It was the prudent thing to do. Prior to scaring hell out of everything by sky lining myself hop-skipping across all that erosion inhibiting rock, I flung that big weedless frog past the debris field of dumped roadbed just where the boulders disappeared into deep water.
Naturally there was something big and mean waiting for something small to do just that, and my morning was shattered by an aerial display worthy of a steelhead.
I figured it was one of two options; either he’s given up on rain and was learning to gulp air, or was intent on all those bikini clad college girls drinking and screaming from mid channel.
While the college gals were friendly enough to make me suck in my gut, I figured the return voyage would feature a lot less sweaty and “Gone Wild” – and more sunburnt and heaving … over the side.
The Sheriff thought so too, and his boat followed the flotilla at a discrete “binocular” distance. He was “fishing” too … kind of like the shadowy edge between rock and a hard place …

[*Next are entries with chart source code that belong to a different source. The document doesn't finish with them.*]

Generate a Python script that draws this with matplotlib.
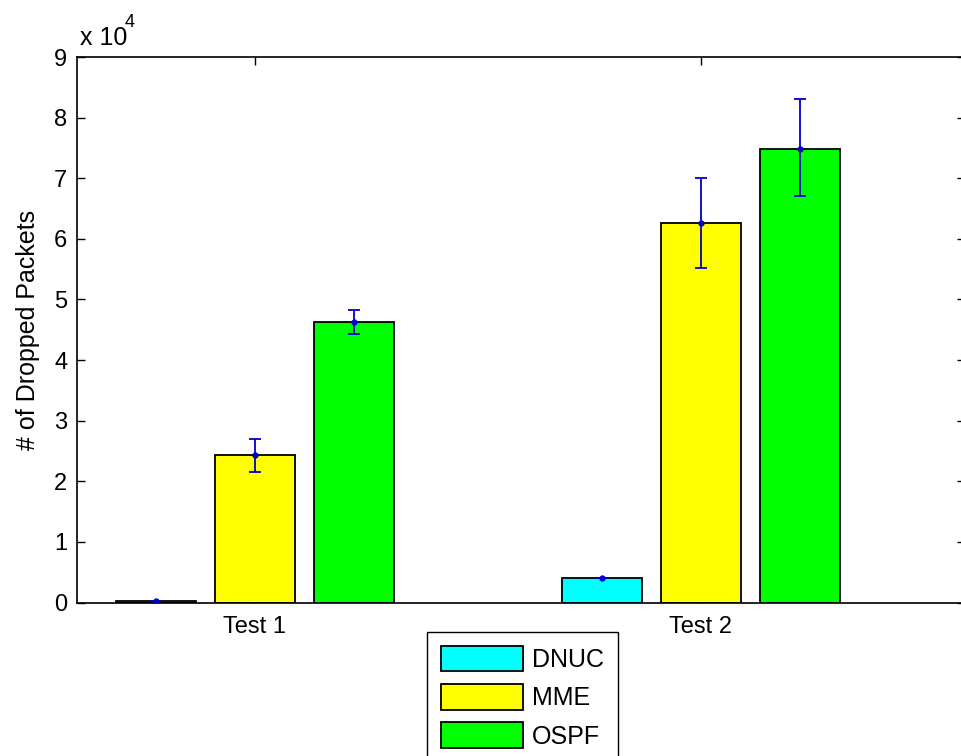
import numpy as np
import matplotlib.pyplot as plt
from matplotlib.patches import Patch

# ================== DATA ==================

tests = ['Test 1', 'Test 2']
methods = ['DNUC', 'MME', 'OSPF']
colors = ['#00FFFF', '#FFFF00', '#00FF00']

# mean number of dropped packets per test, per method
dnuc = [200, 4000]
mme = [24300, 62600]
ospf = [46300, 74900]

# error bar extents (lower, upper)
dnuc_lo = [200, 4000]
dnuc_hi = [200, 4000]
mme_lo = [21500, 55200]
mme_hi = [27000, 70100]
ospf_lo = [44300, 67100]
ospf_hi = [48300, 83100]

# ================== PLOT ==================

plt.rcParams['font.family'] = ['Liberation Sans', 'DejaVu Sans']

fig = plt.figure(figsize=(9.61, 7.56), dpi=100)
ax = fig.add_axes([77 / 961, 1 - 602.5 / 756, 888 / 961, 545.5 / 756])

x = np.arange(1, len(tests) + 1)
offset = 0.222
width = 0.18

means = [dnuc, mme, ospf]
lows = [dnuc_lo, mme_lo, ospf_lo]
highs = [dnuc_hi, mme_hi, ospf_hi]

for i, (name, col) in enumerate(zip(methods, colors)):
    pos = x + (i - 1) * offset
    m = np.array(means[i])
    err = [m - np.array(lows[i]), np.array(highs[i]) - m]
    ax.bar(pos, m, width, color=col, edgecolor='black', linewidth=1.3, zorder=2)
    ax.errorbar(pos, m, yerr=err, fmt='.', color='#0000CC', markersize=7,
                elinewidth=1.3, capsize=4, capthick=1.3, zorder=3)

ax.set_xlim(0.601, 2.592)
ax.set_ylim(0, 90000)
ax.set_yticks(np.arange(0, 90001, 10000))
ax.set_yticklabels([str(v) for v in range(10)])
ax.set_xticks(x)
ax.set_xticklabels(tests)

ax.tick_params(axis='both', direction='in', length=6, width=1,
               labelsize=17, top=True, right=True, pad=7)
ax.tick_params(axis='x', pad=10)
for s in ax.spines.values():
    s.set_linewidth(1.2)

ax.set_ylabel('# of Dropped Packets', fontsize=18, labelpad=10)

fig.text(80 / 961, 1 - 45 / 756, 'x 10', fontsize=18, va='baseline', ha='left')
fig.text(125 / 961, 1 - 27 / 756, '4', fontsize=13, va='baseline', ha='left')

handles = [Patch(facecolor=c, edgecolor='black', linewidth=1.3) for c in colors]
fig.legend(handles, methods, loc='upper left',
           bbox_to_anchor=(427 / 961, 1 - 632 / 756), borderaxespad=0,
           fontsize=18, fancybox=False, framealpha=1, edgecolor='black',
           handlelength=3.3, handleheight=1.2, handletextpad=0.35,
           labelspacing=0.48, borderpad=0.55)

fig.savefig('out.png', dpi=100)
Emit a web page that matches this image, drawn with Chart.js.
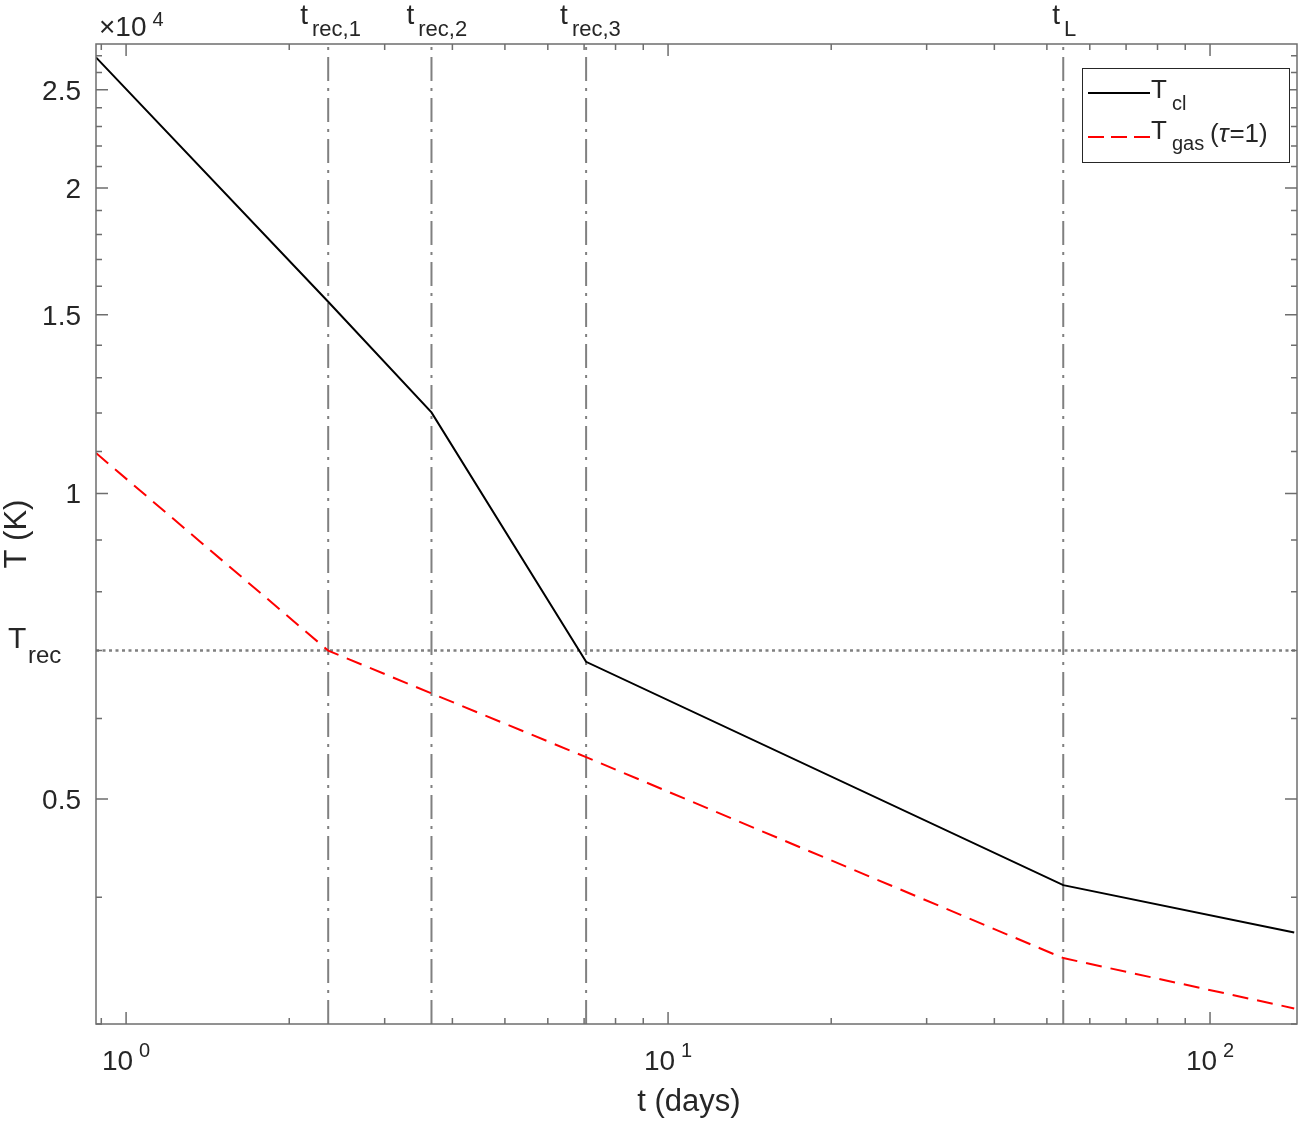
<!DOCTYPE html>
<html>
<head>
<meta charset="utf-8">
<script src="https://cdn.jsdelivr.net/npm/chart.js@4.4.0/dist/chart.umd.min.js"></script>
<style>
  html, body { margin: 0; padding: 0; background: #fff; }
  canvas { display: block; }
</style>
</head>
<body>
<canvas id="tempChart" width="1306" height="1124"></canvas>
<script>
// time in days, temperature in K
const tCl = [0.88, 2.36, 3.66, 7.06, 53.6, 143];
const TCl = [26900, 15450, 12020, 6824, 4111, 3693];
const tGas = [0.88, 2.36, 3.66, 7.06, 53.6, 143];
const TGas = [10960, 7000, 6352, 5497, 3484, 3108];

const tRec = [2.36, 3.66, 7.06];
const tL = 53.6;
const Trec = 7000;

const xLimits = [0.88, 144.7];
const yLimits = [3000, 27730];

const xMajorTicks = [1, 10, 100];
const xMajorExp = ['0', '1', '2'];
const xMinorTicks = [0.9, 2, 3, 4, 5, 6, 7, 8, 9, 20, 30, 40, 50, 60, 70, 80, 90];
const yMajorTicks = [5000, 10000, 15000, 20000, 25000];
const yTickLabels = ['0.5', '1', '1.5', '2', '2.5'];
const yMinorTicks = [3000, 4000, 6000, 7000, 8000, 9000, 11000, 12000, 13000, 14000, 16000, 17000,
    18000, 19000, 21000, 22000, 23000, 24000, 26000, 27000];
const markerNames = [['t', 'rec,1'], ['t', 'rec,2'], ['t', 'rec,3'], ['t', 'L']];

const FONT = '"Liberation Sans", Arial, Helvetica, sans-serif';
const AXIS_COLOR = '#6e6e6e';
const TEXT_COLOR = '#262626';

function pts(xs, ys) {
    return xs.map((x, i) => ({ x: x, y: ys[i] }));
}

const markerTimes = tRec.concat([tL]);
const vLineSets = markerTimes.map(t => ({
    data: [{ x: t, y: yLimits[0] }, { x: t, y: yLimits[1] }],
    borderColor: '#808080',
    borderWidth: 2,
    borderDash: [24, 7, 3, 7],
    pointRadius: 0,
    showLine: true
}));

// axes, ticks, labels and legend drawn by hand (MATLAB look)
const matlabAxes = {
    id: 'matlabAxes',
    afterDraw(chart) {
        const ctx = chart.ctx;
        const a = chart.chartArea;
        const xs = chart.scales.x, ys = chart.scales.y;
        ctx.save();

        // box
        ctx.strokeStyle = AXIS_COLOR;
        ctx.lineWidth = 1.5;
        ctx.setLineDash([]);
        ctx.strokeRect(a.left, a.top, a.right - a.left, a.bottom - a.top);

        // ticks
        ctx.beginPath();
        const xt = (v, len) => {
            const px = xs.getPixelForValue(v);
            ctx.moveTo(px, a.bottom); ctx.lineTo(px, a.bottom - len);
            ctx.moveTo(px, a.top); ctx.lineTo(px, a.top + len);
        };
        const yt = (v, len) => {
            const py = ys.getPixelForValue(v);
            ctx.moveTo(a.left, py); ctx.lineTo(a.left + len, py);
            ctx.moveTo(a.right, py); ctx.lineTo(a.right - len, py);
        };
        xMajorTicks.forEach(v => xt(v, 12));
        xMinorTicks.forEach(v => xt(v, 6));
        yMajorTicks.forEach(v => yt(v, 12));
        yMinorTicks.forEach(v => yt(v, 6));
        ctx.stroke();

        ctx.fillStyle = TEXT_COLOR;
        ctx.textBaseline = 'alphabetic';

        // y tick labels
        ctx.font = '28px ' + FONT;
        ctx.textAlign = 'right';
        yMajorTicks.forEach((v, i) => {
            ctx.fillText(yTickLabels[i], a.left - 15, ys.getPixelForValue(v) + 10);
        });

        // x tick labels 10^n
        ctx.textAlign = 'left';
        xMajorTicks.forEach((v, i) => {
            const px = xs.getPixelForValue(v);
            ctx.font = '28px ' + FONT;
            const w1 = ctx.measureText('10').width;
            ctx.font = '20px ' + FONT;
            const w2 = ctx.measureText(xMajorExp[i]).width;
            const sx = px - (w1 + 6 + w2) / 2;
            ctx.font = '28px ' + FONT;
            ctx.fillText('10', sx, a.bottom + 46);
            ctx.font = '20px ' + FONT;
            ctx.fillText(xMajorExp[i], sx + w1 + 6, a.bottom + 33);
        });

        // exponent multiplier
        ctx.font = '28px ' + FONT;
        ctx.fillText('\u00d710', a.left + 3, a.top - 8);
        const wm = ctx.measureText('\u00d710').width;
        ctx.font = '20px ' + FONT;
        ctx.fillText('4', a.left + 3 + wm + 6, a.top - 18);

        // axis titles
        ctx.font = '31px ' + FONT;
        ctx.textAlign = 'center';
        ctx.fillText('t (days)', 689, 1111);
        ctx.save();
        ctx.translate(26, (a.top + a.bottom) / 2);
        ctx.rotate(-Math.PI / 2);
        ctx.fillText('T (K)', 0, 0);
        ctx.restore();

        // marker labels above plot
        ctx.textAlign = 'left';
        const offs = [-28, -25, -26, -11];
        markerTimes.forEach((t, i) => {
            const px = xs.getPixelForValue(t) + offs[i];
            ctx.font = '28px ' + FONT;
            ctx.fillText(markerNames[i][0], px, a.top - 20);
            const w = ctx.measureText(markerNames[i][0]).width;
            ctx.font = '22px ' + FONT;
            ctx.fillText(markerNames[i][1], px + w + 4, a.top - 8);
        });

        // T_rec label
        const pyRec = ys.getPixelForValue(Trec);
        ctx.font = '30px ' + FONT;
        ctx.fillText('T', 8, pyRec - 3);
        ctx.font = '24px ' + FONT;
        ctx.fillText('rec', 28, pyRec + 12);

        // legend
        const L = { x: 1082, y: 68, w: 207, h: 94 };
        ctx.fillStyle = '#ffffff';
        ctx.fillRect(L.x, L.y, L.w, L.h);
        ctx.strokeStyle = '#262626';
        ctx.lineWidth = 1;
        ctx.strokeRect(L.x + 0.5, L.y + 0.5, L.w, L.h);

        ctx.lineWidth = 2;
        ctx.strokeStyle = '#000000';
        ctx.beginPath(); ctx.moveTo(1088, 93); ctx.lineTo(1150, 93); ctx.stroke();
        ctx.strokeStyle = '#ff0000';
        ctx.setLineDash([16, 7]);
        ctx.beginPath(); ctx.moveTo(1088, 137); ctx.lineTo(1150, 137); ctx.stroke();
        ctx.setLineDash([]);

        ctx.fillStyle = TEXT_COLOR;
        ctx.font = '26px ' + FONT;
        ctx.fillText('T', 1151, 98);
        ctx.fillText('T', 1151, 139);
        ctx.font = '20px ' + FONT;
        ctx.fillText('cl', 1172, 110);
        ctx.fillText('gas', 1172, 150);
        let lx = 1210;
        ctx.font = '26px ' + FONT;
        ctx.fillText('(', lx, 142); lx += ctx.measureText('(').width;
        ctx.font = 'italic 26px ' + FONT;
        ctx.fillText('\u03c4', lx, 142); lx += ctx.measureText('\u03c4').width + 1;
        ctx.font = '26px ' + FONT;
        ctx.fillText('=1)', lx, 142);

        ctx.restore();
    }
};

new Chart(document.getElementById('tempChart'), {
    type: 'scatter',
    data: {
        datasets: [
            {
                label: 'T_cl',
                data: pts(tCl, TCl),
                borderColor: '#000000',
                borderWidth: 2,
                pointRadius: 0,
                showLine: true
            },
            {
                label: 'T_gas (tau=1)',
                data: pts(tGas, TGas),
                borderColor: '#ff0000',
                borderWidth: 2,
                borderDash: [16, 9],
                pointRadius: 0,
                showLine: true
            },
            {
                label: 'T_rec',
                data: [{ x: xLimits[0], y: Trec }, { x: xLimits[1], y: Trec }],
                borderColor: '#808080',
                borderWidth: 2.5,
                borderDash: [3, 3.5],
                pointRadius: 0,
                showLine: true
            }
        ].concat(vLineSets)
    },
    options: {
        responsive: false,
        animation: false,
        layout: {
            padding: { left: 96, top: 44, right: 9, bottom: 100 }
        },
        plugins: {
            legend: { display: false },
            tooltip: { enabled: false }
        },
        scales: {
            x: {
                type: 'logarithmic',
                display: false,
                min: xLimits[0],
                max: xLimits[1]
            },
            y: {
                type: 'logarithmic',
                display: false,
                min: yLimits[0],
                max: yLimits[1]
            }
        }
    },
    plugins: [matlabAxes]
});
</script>
</body>
</html>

As this is peak irrigation season – and were in the grips of drought, I have been curious how the local impoundments are being drained for water deliveries to farms.
They’re already talking about Folsom Lake going dry by September, and both Berryessa and Oroville are reeling due to drought, so each trip I eyeball the banks to get a feel for releases. The above photo shows the more than 200 foot distance between underbrush and current lake levels, and the encroaching brush that covers the exposed banks as the water recedes.
It’s our fate that “fly eating” foliage pops up to cover anything older than a couple of months, and fly fishing is limited to the points of coves where a back cast can parallel the bank. While far from ideal, we’re spared the shredded flesh and indignity of a Blackberry thicket.
This is “Meathead” from work with a nice Spotted Bass, who graciously instructed me in the finer points of “drop-shotting” bass. I gave him the “frog” and insisted he dump his inexpensive and highly functional tackle for something that costs ten times more and can’t sink very fast.
Neither side had a convincing argument yet both had moments.
Most of our fish came from 20-25 foot of water (as measured by casting gear), and outside of the “Fatty” going for a top water offering, most were eating on the slopes of points close to the bottom.
I returned the following day with both fly rod and drop shot rig, and tossed large minnow imitations when the water depth was friendly, and practiced drop-shotting when perched over deep water.
We’d seen balls of Shad and bass giving chase, but those eruptions are temporal and never sustained. Just about the time you change your fly both predator and prey are gone.
I’ve got a few ideas on how to better imitate the fish, but I’m puzzling over the notion of a drop-shot bait being used on a fly rod – and whether I can dress something with a similar action.
I got one Spotted Bass on Sunday. I figure he collided with one of those Party Barges that were parading past – and got disoriented enough to want to eat.
I wasn’t complaining much at the sudden attention – and it was nice to see fat healthy fish in their element, rather than gasping Carp in a mud bucket.